With lack of preparedness comes lack of confidence, which prevents managers from challenging conventional wisdom. The consequence is that they end up doing things they know they ought not to be doing.

The inability to solve problems is itself a problem. It is a ramification of being a 'busy fool': the manager is too busy fighting fires to sit down and decide what needs to be done.

Linked with this is the inability to delegate or to develop subordinates who can relieve the workload, which creates frustrations at the next level down - and so it goes on.

All are common problems among managers. But, Mr Smith argues, they could be solved by effective human resources management. Instead, many companies have departments with no real information about the people they employ other than dates of birth.

'People leave things off their CVs because they don't fit the particular job specifications of the post they are applying for. So the HR strategy of fitting the right people to the right jobs fails,' Mr Smith said.

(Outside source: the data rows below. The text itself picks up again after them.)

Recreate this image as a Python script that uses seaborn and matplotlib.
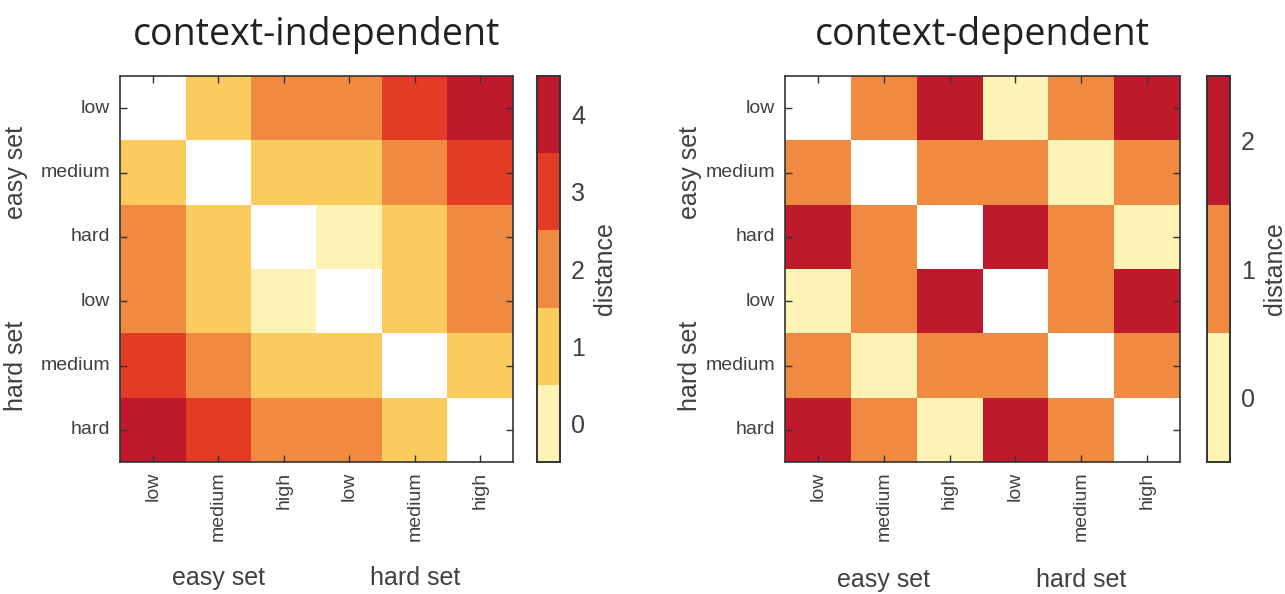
import numpy as np
import matplotlib
matplotlib.use("Agg")
import matplotlib.pyplot as plt
import seaborn as sns
from matplotlib.colors import ListedColormap
from matplotlib.transforms import blended_transform_factory

sns.set_theme(style="white")
plt.rcParams['font.family'] = ['Liberation Sans', 'DejaVu Sans']

levels = ["low", "medium", "hard"]
col_levels = ["low", "medium", "high"]
row_labels = levels + levels
col_labels = col_levels + col_levels
groups = ["easy set", "hard set"]

# pairwise distances (diagonal left blank)
independent = [
    [np.nan, 1, 2, 2, 3, 4],
    [1, np.nan, 1, 1, 2, 3],
    [2, 1, np.nan, 0, 1, 2],
    [2, 1, 0, np.nan, 1, 2],
    [3, 2, 1, 1, np.nan, 1],
    [4, 3, 2, 2, 1, np.nan],
]
dependent = [
    [np.nan, 1, 2, 0, 1, 2],
    [1, np.nan, 1, 1, 0, 1],
    [2, 1, np.nan, 2, 1, 0],
    [0, 1, 2, np.nan, 1, 2],
    [1, 0, 1, 1, np.nan, 1],
    [2, 1, 0, 2, 1, np.nan],
]

pal5 = ["#FCF3B4", "#FCCB5E", "#F18A41", "#E43C24", "#BE1A2B"]
pal3 = ["#FCF3B4", "#F18A41", "#BE1A2B"]

TXT = "#404040"
EDGE = "#333333"

fig = plt.figure(figsize=(12.85, 5.94), dpi=100)

panels = [
    dict(data=independent, pal=pal5, title="context-independent",
         ax=[0.0934, 0.2222, 0.3058, 0.6498], cax=[0.4179, 0.2222, 0.0179, 0.6498],
         ylab_x=-0.265, xlab_y=-0.30),
    dict(data=dependent, pal=pal3, title="context-dependent",
         ax=[0.6109, 0.2222, 0.3074, 0.6498], cax=[0.9393, 0.2222, 0.0179, 0.6498],
         ylab_x=-0.24, xlab_y=-0.305),
]

for p in panels:
    ax = fig.add_axes(p["ax"])
    cax = fig.add_axes(p["cax"])
    n = len(p["pal"])
    arr = np.array(p["data"], dtype=float)
    sns.heatmap(arr, ax=ax, cbar_ax=cax, cmap=ListedColormap(p["pal"]),
                vmin=-0.5, vmax=n - 0.5, square=False,
                xticklabels=col_labels, yticklabels=row_labels,
                cbar_kws=dict(ticks=list(range(n))))
    ax.set_facecolor("white")
    ax.set_axisbelow(False)
    for s in ax.spines.values():
        s.set_visible(True)
        s.set_color(EDGE)
        s.set_linewidth(1.2)
    ax.tick_params(direction="in", length=5, width=1, color=EDGE,
                   top=True, right=True, bottom=True, left=True,
                   labelcolor=TXT, labelsize=14, pad=7)
    ax.set_xticklabels(col_labels, rotation=90)
    ax.set_yticklabels(row_labels, rotation=0)

    tr_y = blended_transform_factory(ax.transAxes, ax.transData)
    tr_x = blended_transform_factory(ax.transData, ax.transAxes)
    for g, c in zip(groups, [1.5, 4.5]):
        ax.text(p["ylab_x"], c, g, transform=tr_y, rotation=90,
                ha="center", va="center", fontsize=18, color=TXT)
        ax.text(c, p["xlab_y"], g, transform=tr_x,
                ha="center", va="center", fontsize=18, color=TXT)

    ax.set_title(p["title"], fontsize=27, color="#222222", pad=22,
                 family=["Open Sans", "DejaVu Sans"])

    for s in cax.spines.values():
        s.set_visible(True)
        s.set_color(EDGE)
        s.set_linewidth(1.2)
    cax.tick_params(length=0, labelsize=18, labelcolor=TXT, pad=8)
    cax.set_ylabel("distance", fontsize=18, color=TXT, labelpad=6)

fig.savefig("out.png", dpi=100, facecolor="white")
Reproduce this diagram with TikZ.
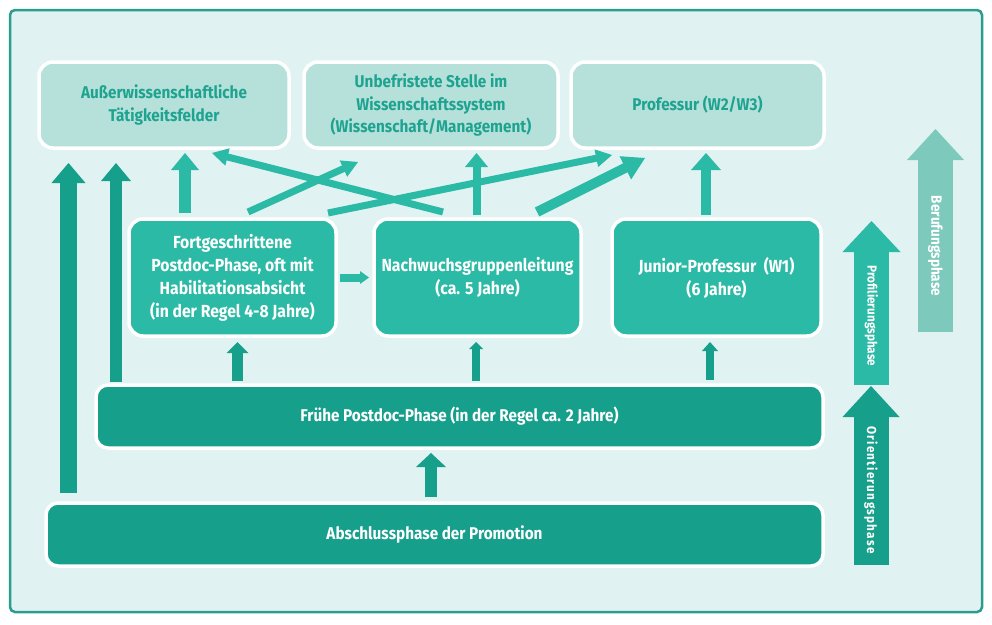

'The last thing that HR people think of is, 'Where does this fit with the decisions that the company needs to make?' ' As a classic example of this he cited a company taking over another and laying off its workforce, only to find that it did not have the people it needed to run the new subsidiary.

At a time when change is the watchword of business, the role of human resources should be to develop a way of managing it. However, the people involved are for the most part 'people professionals' who have never run parts of the business and therefore lack the clout to challenge senior executives.

Mr Smith believes managerial performance will only be improved if there is a serious effort to develop employees.